Die Staatsgalerie meldet sich zurück

Wenn man nun diesen gesellschaftlichen Anspruch des Bauhauses als Ausdruck einer fortschrittlichen Haltung der Moderne ansieht, dann sind wir prompt beim zweiten Grund für unsere Ausstellungsvorfreude: Stuttgart. Der Anteil dieser Stadt am künstlerischen und gesellschaftlichen Erbe der Moderne ist im öffentlichen Wissen viel weniger verankert, als sie es verdient. Oskar Schlemmer hat anderswo gewirkt, aber die prägenden Jahre seiner Ausbildung waren an der hiesigen Kunstakademie und im hiesigen Freundeskreis. Die ersten Skizzen zum „Triadischen Ballett“ mit seinen ebenso witzigen wie tiefsinnigen Formen und Kostümen, mit seinem Feiern von Bewegung und Dynamik sind in Stuttgart entstanden. Forschen wir doch mal, wie viel schwäbisches Querdenkertum beispielsweise in jenem berühmten Bild namens „Bauhaustreppe“ steckt, welches normalerweise just das Treppenhaus des Museum of Modern Art in New York schmückt und das nun, welch Glück, für die nächsten Monate als Leihgabe in der Stuttgarter Staatsgalerie zu betrachten ist.

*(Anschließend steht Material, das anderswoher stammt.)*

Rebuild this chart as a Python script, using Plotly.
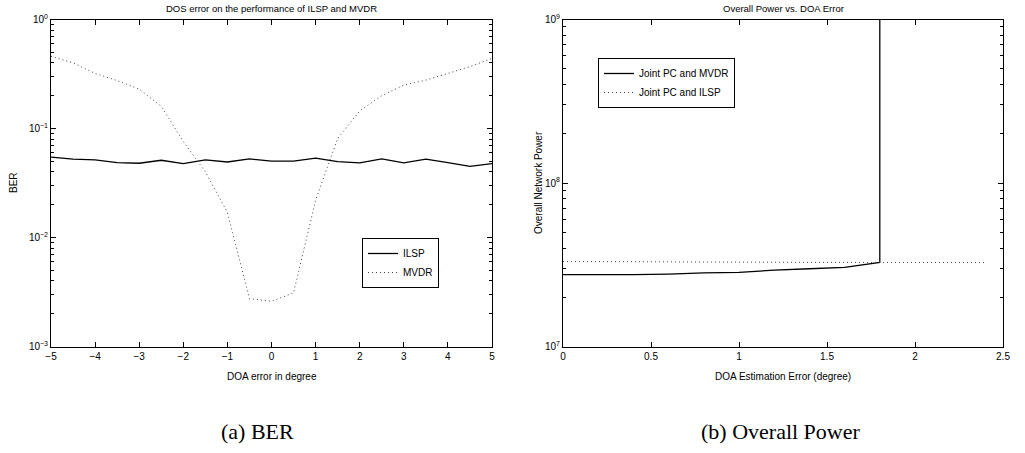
import plotly.graph_objects as go

# ---------------- data ----------------
doa_err = [-5, -4.5, -4, -3.5, -3, -2.5, -2, -1.5, -1, -0.5, 0, 0.5, 1, 1.5, 2, 2.5, 3, 3.5, 4, 4.5, 5]
ber_ilsp = [0.0546, 0.0523, 0.0515, 0.0487, 0.0480, 0.0511, 0.0476, 0.0515, 0.0493, 0.0526, 0.0501,
            0.0501, 0.0534, 0.0497, 0.0483, 0.0526, 0.0483, 0.0523, 0.0487, 0.0450, 0.0476]
ber_mvdr = [0.46, 0.40, 0.32, 0.275, 0.23, 0.16, 0.076, 0.040, 0.017, 0.00275, 0.0026,
            0.0031, 0.022, 0.081, 0.145, 0.20, 0.25, 0.278, 0.32, 0.37, 0.44]

est_err_mvdr = [0, 0.2, 0.4, 0.6, 0.8, 1.0, 1.2, 1.4, 1.6, 1.8, 1.8]
power_mvdr = [2.75e7, 2.74e7, 2.75e7, 2.77e7, 2.82e7, 2.84e7, 2.93e7, 2.99e7, 3.05e7, 3.27e7, 1e10]
est_err_ilsp = [0, 0.2, 0.4, 0.6, 0.8, 1.0, 1.2, 1.4, 1.6, 1.8, 2.0, 2.2, 2.4]
power_ilsp = [3.31e7, 3.30e7, 3.29e7, 3.28e7, 3.28e7, 3.27e7, 3.27e7, 3.27e7, 3.27e7, 3.27e7,
              3.26e7, 3.26e7, 3.26e7]

ber_x_ticks = [-5, -4, -3, -2, -1, 0, 1, 2, 3, 4, 5]
ber_x_ticktext = ["\u22125", "\u22124", "\u22123", "\u22122", "\u22121", "0", "1", "2", "3", "4", "5"]
ber_y_ticks = [1e-3, 1e-2, 1e-1, 1]
ber_y_ticktext = ["10<sup>\u22123</sup>", "10<sup>\u22122</sup>", "10<sup>\u22121</sup>", "10<sup>0</sup>"]
pow_x_ticks = [0, 0.5, 1, 1.5, 2, 2.5]
pow_x_ticktext = ["0", "0.5", "1", "1.5", "2", "2.5"]
pow_y_ticks = [1e7, 1e8, 1e9]
pow_y_ticktext = ["10<sup>7</sup>", "10<sup>8</sup>", "10<sup>9</sup>"]

# ---------------- layout helpers ----------------
W, H = 1025, 453
FONT = "Liberation Sans, Arial, sans-serif"


def px_x(p):
    return p / W


def px_y(p):
    return 1 - p / H


L_X0, L_X1 = 51, 492
R_X0, R_X1 = 563, 1003
Y_TOP, Y_BOT = 19.5, 346.5

fig = go.Figure()

fig.add_trace(go.Scatter(x=doa_err, y=ber_ilsp, mode="lines", name="ILSP",
                         line=dict(color="black", width=1.3), xaxis="x", yaxis="y",
                         legend="legend"))
fig.add_trace(go.Scatter(x=doa_err, y=ber_mvdr, mode="lines", name="MVDR",
                         line=dict(color="#444444", width=1, dash="1px,3px"), xaxis="x", yaxis="y",
                         legend="legend"))
fig.add_trace(go.Scatter(x=est_err_mvdr, y=power_mvdr, mode="lines", name="Joint PC and MVDR",
                         line=dict(color="black", width=1.3), xaxis="x2", yaxis="y2",
                         legend="legend2"))
fig.add_trace(go.Scatter(x=est_err_ilsp, y=power_ilsp, mode="lines", name="Joint PC and ILSP",
                         line=dict(color="#444444", width=1, dash="1px,3px"), xaxis="x2", yaxis="y2",
                         legend="legend2"))

axis_common = dict(showline=True, linecolor="black", linewidth=1, mirror="ticks",
                   ticks="inside", ticklen=5, tickcolor="black", tickwidth=1,
                   showgrid=False, zeroline=False, automargin=False,
                   tickfont=dict(family=FONT, size=10, color="black"))

minor_log = dict(ticks="inside", ticklen=3, tickcolor="black", dtick="D1", showgrid=False)

fig.update_layout(
    template="none",
    width=W, height=H,
    margin=dict(l=0, r=0, t=0, b=0, pad=0, autoexpand=False),
    paper_bgcolor="white", plot_bgcolor="white",
    font=dict(family=FONT, size=10, color="black"),
    xaxis=dict(domain=[px_x(L_X0), px_x(L_X1)], range=[-5, 5], anchor="y",
               tickmode="array", tickvals=ber_x_ticks, ticktext=ber_x_ticktext, **axis_common),
    yaxis=dict(domain=[px_y(Y_BOT), px_y(Y_TOP)], type="log", range=[-3, 0], anchor="x",
               tickmode="array", tickvals=ber_y_ticks, ticktext=ber_y_ticktext,
               minor=minor_log, **axis_common),
    xaxis2=dict(domain=[px_x(R_X0), px_x(R_X1)], range=[0, 2.5], anchor="y2",
                tickmode="array", tickvals=pow_x_ticks, ticktext=pow_x_ticktext, **axis_common),
    yaxis2=dict(domain=[px_y(Y_BOT), px_y(Y_TOP)], type="log", range=[7, 9], anchor="x2",
                tickmode="array", tickvals=pow_y_ticks, ticktext=pow_y_ticktext,
                minor=minor_log, **axis_common),
    legend=dict(x=px_x(362), y=px_y(238), xanchor="left", yanchor="top",
                bordercolor="black", borderwidth=1, bgcolor="white",
                font=dict(family=FONT, size=10, color="black"), tracegroupgap=0),
    legend2=dict(x=px_x(598), y=px_y(58), xanchor="left", yanchor="top",
                 bordercolor="black", borderwidth=1, bgcolor="white",
                 font=dict(family=FONT, size=10, color="black"), tracegroupgap=0),
)


def label(text, x, y, size=10, family=FONT, angle=0):
    return dict(text=text, x=px_x(x), y=px_y(y), xref="paper", yref="paper",
                xanchor="center", yanchor="middle", showarrow=False, textangle=angle,
                font=dict(family=family, size=size, color="black"))


ann = [
    label("DOS error on the performance of ILSP and MVDR", (L_X0 + L_X1) / 2, 9, size=9.5),
    label("Overall Power vs. DOA Error", (R_X0 + R_X1) / 2, 9, size=9.5),
    label("DOA error in degree", (L_X0 + L_X1) / 2, 376),
    label("DOA Estimation Error (degree)", (R_X0 + R_X1) / 2, 376),
    label("BER", 13, (Y_TOP + Y_BOT) / 2, angle=-90),
    label("Overall Network Power", 538, (Y_TOP + Y_BOT) / 2, angle=-90),
    label("(a) BER", 257, 431, size=22, family="Liberation Serif, serif"),
    label("(b) Overall Power", 781, 431, size=22, family="Liberation Serif, serif"),
]
fig.update_layout(annotations=ann)

# remove the default 8px page margin so the figure sits at the window's top-left corner
fig.write_html("out.html",
               config={"displayModeBar": False},
               post_script="document.body.style.margin='0';document.body.style.overflow='hidden';")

Apropos Staatsgalerie – Grund Nummer drei! Knapp zwei Jahre nach Amtsantritt der Direktorin Christiane Lange meldet sich das wichtigste Kunstmuseum des Landes Baden-Württemberg endlich wieder dort zurück, wo es eigentlich auf Dauer sein müsste: in der Liga von Ausstellungshäusern mit weit überregionalem, möglichst internationalem Rang. Mögen die „Visionen einer neuen Welt“ darum auch die Wirklichkeit einer nach Jahren der Durststrecke endlich wieder gefestigt wirkenden Staatsgalerie beschreiben. Viereinhalb Oskar-Schlemmer-Monate in Stuttgart: die Türen sind von heute an geöffnet.